Saying there was some early concern because of the heavy snowfall this year, City Manager Deb Hinsvark recently briefed the Steamboat Springs City Council on the city's progress in preparing for any potential issues from the annual spring runoff.

Some of the highlights included some infrastructure improvements that have been made since 2011 when the Yampa River spilled its banks and caused some local flooding.

Since then, the city has replaced and upsized culverts especially on 13th Street and near Butcherknife Creek.

It also plugged a culvert near the Fairfield Inn so that an existing one would better drain a field that collects water from Walton Creek.

In a related effort, the city recently acted on the recommendation of a volunteer stormwater task force when it hired a water systems manager and added a summer crew to focus on and maintain the city's stormwater infrastructure.

“I think we all learned some valuable lessons from 2011,” Ron Berig, the city's street and fleet superintendent, said Monday.

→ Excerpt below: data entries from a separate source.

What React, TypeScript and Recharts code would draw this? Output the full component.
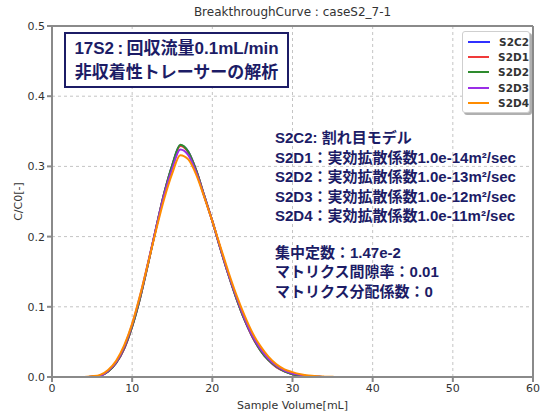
import React from "react";
import {
  LineChart,
  Line,
  XAxis,
  YAxis,
  CartesianGrid,
  ReferenceLine,
} from "recharts";

// Sample volume [mL]
const volumes = [
  0, 1, 2, 3, 4, 5, 6, 7, 8, 9, 10, 11, 12, 13, 14, 15, 16, 17, 18, 19, 20,
  21, 22, 23, 24, 25, 26, 27, 28, 29, 30, 31, 32, 33, 34, 35, 36, 40, 45, 50,
  55, 60,
];

// C/C0 per case
const s2c2 = [
  0, 0, 0, 0, 0, 0.0005, 0.002, 0.008, 0.02, 0.04, 0.072, 0.113, 0.162, 0.213,
  0.262, 0.302, 0.33, 0.321, 0.294, 0.258, 0.222, 0.183, 0.146, 0.112, 0.082,
  0.057, 0.038, 0.024, 0.014, 0.008, 0.004, 0.002, 0.001, 0.0005, 0, 0, 0, 0,
  0, 0, 0, 0,
];
const s2d1 = [
  0, 0, 0, 0, 0, 0.0005, 0.002, 0.008, 0.02, 0.04, 0.072, 0.113, 0.162, 0.213,
  0.262, 0.301, 0.329, 0.32, 0.294, 0.258, 0.222, 0.183, 0.146, 0.112, 0.082,
  0.057, 0.038, 0.024, 0.014, 0.008, 0.004, 0.002, 0.001, 0.0005, 0, 0, 0, 0,
  0, 0, 0, 0,
];
const s2d2 = [
  0, 0, 0, 0, 0, 0.0005, 0.002, 0.008, 0.02, 0.041, 0.072, 0.113, 0.162, 0.213,
  0.262, 0.302, 0.331, 0.321, 0.294, 0.258, 0.222, 0.183, 0.146, 0.112, 0.082,
  0.058, 0.038, 0.024, 0.015, 0.008, 0.004, 0.002, 0.001, 0.0005, 0, 0, 0, 0,
  0, 0, 0, 0,
];
const s2d3 = [
  0, 0, 0, 0, 0, 0.0005, 0.002, 0.009, 0.021, 0.043, 0.075, 0.116, 0.164,
  0.213, 0.26, 0.297, 0.324, 0.316, 0.291, 0.257, 0.222, 0.184, 0.147, 0.114,
  0.084, 0.059, 0.04, 0.026, 0.016, 0.009, 0.005, 0.003, 0.001, 0.0005, 0, 0,
  0, 0, 0, 0, 0, 0,
];
const s2d4 = [
  0, 0, 0, 0, 0, 0.001, 0.003, 0.01, 0.023, 0.045, 0.076, 0.117, 0.163, 0.21,
  0.254, 0.29, 0.316, 0.31, 0.288, 0.256, 0.222, 0.186, 0.15, 0.117, 0.088,
  0.063, 0.044, 0.029, 0.018, 0.011, 0.007, 0.004, 0.002, 0.001, 0.0005,
  0.0002, 0, 0, 0, 0, 0, 0,
];

const xTicks = [0, 10, 20, 30, 40, 50, 60];
const yTicks = [0, 0.1, 0.2, 0.3, 0.4, 0.5];

const series = [
  { key: "S2C2", color: "#3030ff" },
  { key: "S2D1", color: "#f03a3a" },
  { key: "S2D2", color: "#2e8b2e" },
  { key: "S2D3", color: "#9a2ee6" },
  { key: "S2D4", color: "#ff8c00" },
];

const captionLines = ["17S2\u2009:\u2009回収流量0.1mL/min", "非収着性トレーサーの解析"];
const noteLines = [
  "S2C2: 割れ目モデル",
  "S2D1：実効拡散係数1.0e-14m²/sec",
  "S2D2：実効拡散係数1.0e-13m²/sec",
  "S2D3：実効拡散係数1.0e-12m²/sec",
  "S2D4：実効拡散係数1.0e-11m²/sec",
];
const paramLines = ["集中定数：1.47e-2", "マトリクス間隙率：0.01", "マトリクス分配係数：0"];

const data = volumes.map((v, i) => ({
  v,
  S2C2: s2c2[i],
  S2D1: s2d1[i],
  S2D2: s2d2[i],
  S2D3: s2d3[i],
  S2D4: s2d4[i],
}));

const axisFont = "'DejaVu Sans', sans-serif";
const jpFont = "'Liberation Sans', 'Noto Sans CJK JP', sans-serif";
const navy = "#1c1c66";
const frame = "#8a8a8a";

export default function App() {
  return (
    <div style={{ position: "relative", width: 543, height: 415, background: "#fff" }}>
      <style>{`body{margin:0}`}</style>
      <LineChart
        width={543}
        height={415}
        data={data}
        margin={{ top: 26, right: 10, bottom: 8, left: 12 }}
      >
        <CartesianGrid stroke="#c4c4c4" strokeDasharray="3 3" />
        <XAxis
          dataKey="v"
          type="number"
          domain={[0, 60]}
          ticks={xTicks}
          height={30}
          stroke={frame}
          strokeWidth={2}
          tickSize={5}
          tick={{ fill: "#333", fontSize: 11, fontFamily: axisFont }}
          label={{
            value: "Sample Volume[mL]",
            position: "insideBottom",
            offset: -2,
            fill: "#333",
            fontSize: 11,
            fontFamily: axisFont,
          }}
        />
        <YAxis
          type="number"
          domain={[0, 0.5]}
          ticks={yTicks}
          width={40}
          stroke={frame}
          strokeWidth={2}
          tickSize={5}
          tickFormatter={(t: number) => t.toFixed(1)}
          tick={{ fill: "#333", fontSize: 11, fontFamily: axisFont }}
          label={{
            value: "C/C0[-]",
            angle: -90,
            position: "insideLeft",
            offset: 6,
            fill: "#333",
            fontSize: 11,
            fontFamily: axisFont,
            style: { textAnchor: "middle" },
          }}
        />
        <ReferenceLine y={0.5} stroke={frame} strokeWidth={2} />
        <ReferenceLine x={60} stroke={frame} strokeWidth={2} />
        {series.map((s) => (
          <Line
            key={s.key}
            type="monotone"
            dataKey={s.key}
            stroke={s.color}
            strokeWidth={2}
            dot={false}
            isAnimationActive={false}
          />
        ))}
      </LineChart>

      {/* title */}
      <div
        style={{
          position: "absolute",
          left: 52,
          width: 481,
          top: 5,
          textAlign: "center",
          fontFamily: axisFont,
          fontSize: 12,
          color: "#333",
        }}
      >
        BreakthroughCurve : caseS2_7-1
      </div>

      {/* boxed caption */}
      <div
        style={{
          position: "absolute",
          left: 64,
          top: 32,
          width: 225,
          height: 56,
          border: `2px solid ${navy}`,
          background: "#fff",
          color: navy,
          fontFamily: jpFont,
          fontWeight: "bold",
          fontSize: 17,
          lineHeight: "24px",
          textAlign: "center",
          paddingTop: 3,
          boxSizing: "border-box",
          whiteSpace: "nowrap",
        }}
      >
        {captionLines.map((t) => (
          <div key={t}>{t}</div>
        ))}
      </div>

      {/* case notes */}
      <div
        style={{
          position: "absolute",
          left: 275,
          top: 128,
          color: navy,
          fontFamily: jpFont,
          fontWeight: "bold",
          fontSize: 15,
          lineHeight: "19.5px",
          whiteSpace: "nowrap",
        }}
      >
        {noteLines.map((t) => (
          <div key={t}>{t}</div>
        ))}
        <div style={{ height: 17 }} />
        {paramLines.map((t) => (
          <div key={t}>{t}</div>
        ))}
      </div>

      {/* legend */}
      <div
        style={{
          position: "absolute",
          left: 462,
          top: 31,
          width: 68,
          height: 82,
          border: "1px solid #cfcfcf",
          borderRadius: 3,
          background: "#fff",
          boxShadow: "2px 2px 0 #b0b0b0",
          boxSizing: "border-box",
          paddingTop: 2,
        }}
      >
        {series.map((s) => (
          <div
            key={s.key}
            style={{ display: "flex", alignItems: "center", height: 15.4 }}
          >
            <div
              style={{
                marginLeft: 5,
                width: 23,
                height: 2,
                background: s.color,
              }}
            />
            <span
              style={{
                marginLeft: 9,
                fontFamily: axisFont,
                fontWeight: "bold",
                fontSize: 10.5,
                color: "#333",
              }}
            >
              {s.key}
            </span>
          </div>
        ))}
      </div>
    </div>
  );
}
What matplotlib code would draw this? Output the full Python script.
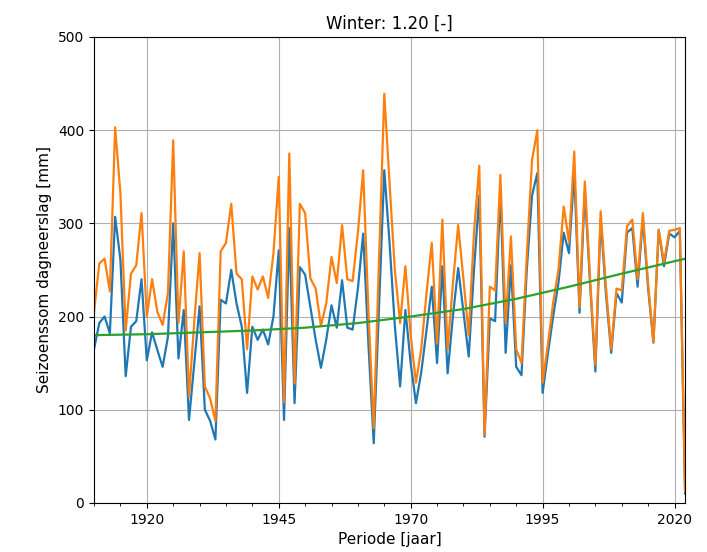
import numpy as np
import matplotlib
matplotlib.use("Agg")
import matplotlib.pyplot as plt
from matplotlib.ticker import MultipleLocator

# winter seasons 1910 - 2022
years = np.arange(1910, 2023)

# observed seasonal sum (blue)
observed = [
    165, 193, 200, 182, 307, 261, 136, 189, 195, 240,   # 1910-1919
    153, 183, 164, 146, 178, 300, 155, 207, 89, 150,    # 1920-1929
    211, 100, 88, 68, 218, 214, 250, 214, 189, 118,     # 1930-1939
    189, 175, 186, 170, 200, 271, 89, 295, 107, 253,    # 1940-1949
    245, 210, 175, 145, 175, 212, 188, 239, 188, 186,   # 1950-1959
    230, 289, 170, 64, 210, 357, 279, 190, 125, 207,    # 1960-1969
    150, 107, 140, 185, 232, 150, 254, 139, 200, 252,   # 1970-1979
    205, 157, 250, 330, 71, 198, 195, 335, 161, 255,    # 1980-1989
    146, 137, 250, 330, 354, 118, 160, 200, 236, 290,   # 1990-1999
    268, 355, 204, 335, 235, 141, 305, 225, 161, 225,   # 2000-2009
    215, 290, 295, 232, 305, 230, 172, 293, 254, 289,   # 2010-2019
    285, 292, 10,                                       # 2020-2022
]

# transformed seasonal sum (orange)
transformed = [
    205, 257, 262, 227, 403, 332, 185, 246, 255, 311,
    200, 240, 205, 191, 225, 389, 193, 270, 114, 195,
    268, 125, 112, 88, 270, 279, 321, 246, 240, 165,
    243, 229, 243, 220, 268, 350, 108, 375, 128, 321,
    311, 241, 230, 190, 214, 264, 236, 298, 240, 238,
    290, 357, 205, 80, 260, 439, 343, 250, 193, 254,
    180, 129, 165, 225, 279, 171, 304, 165, 235, 298,
    240, 180, 290, 362, 73, 232, 228, 352, 193, 286,
    165, 150, 265, 368, 400, 129, 170, 215, 250, 318,
    280, 377, 210, 345, 240, 148, 313, 232, 165, 230,
    228, 297, 304, 240, 311, 235, 172, 293, 258, 292,
    293, 295, 12,
]

# trend line (green), read every 10 years
trend_years = [1910, 1920, 1930, 1940, 1950, 1960, 1970, 1980, 1990, 2000, 2010, 2022]
trend = [180, 181, 183, 185, 188, 193, 200, 208, 219, 232, 246, 262]

fig, ax = plt.subplots(figsize=(7.07, 5.52), dpi=100)
fig.subplots_adjust(left=0.133, right=0.969, top=0.933, bottom=0.089)

ax.plot(years, observed, color='tab:blue', linewidth=1.6)
ax.plot(years, transformed, color='tab:orange', linewidth=1.6)
ax.plot(trend_years, trend, color='tab:green', linewidth=1.6)

ax.set_xlim(1910, 2022)
ax.set_ylim(0, 500)
ax.set_xticks([1920, 1945, 1970, 1995, 2020])
ax.xaxis.set_minor_locator(MultipleLocator(5))
ax.set_yticks([0, 100, 200, 300, 400, 500])
ax.tick_params(labelsize=10)
ax.grid(True, which='major')

ax.set_title("Winter: 1.20 [-]", fontsize=12)
ax.set_xlabel("Periode [jaar]", fontsize=11)
ax.set_ylabel("Seizoenssom dagneerslag [mm]", fontsize=11)

fig.savefig("out.png", dpi=100)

In that last high water year, Berig said the city went through 10,045 sandbags and 100 tons of sand, compared to an average year when the city may go through just a few hundred sandbags.

Efforts to mitigate any impacts of high water on the city actually starts in the fall, when staff walks local creeks and removes dams, brush piles and downed trees.

Today, the work is more focused on ensuring thousands of sandbags are on hand and culverts remain free of any major debris.

Still, it's hard to predict what could happen this spring.

“I've seen record snowfall just quietly melt away, and I've seen below average years create some flooding. It all depends on the temperature and the weather,” Berig said.

Routt County Emergency Management Director Bob Struble said Monday that local officials will meet next month to review the educational materials his office will distribute to local residents about runoff and flooding.

In the meantime, city staff has some tips for residents to start thinking about prior to the upcoming spring runoff season.

“What I like to tell people is to resist the temptation if you live along a creek to go out there and chip at the culvert under your driveway,” Berig said. “The chunks of ice float down and fill other culverts. It's been our experience to just leave it be and only intervene if you absolutely have to.”

Debris and other household items also shouldn't be stored anywhere near a creek, Berig added.

“You'd be surprised how many times you find things like lawn chairs out in the creek near a culvert,” he said.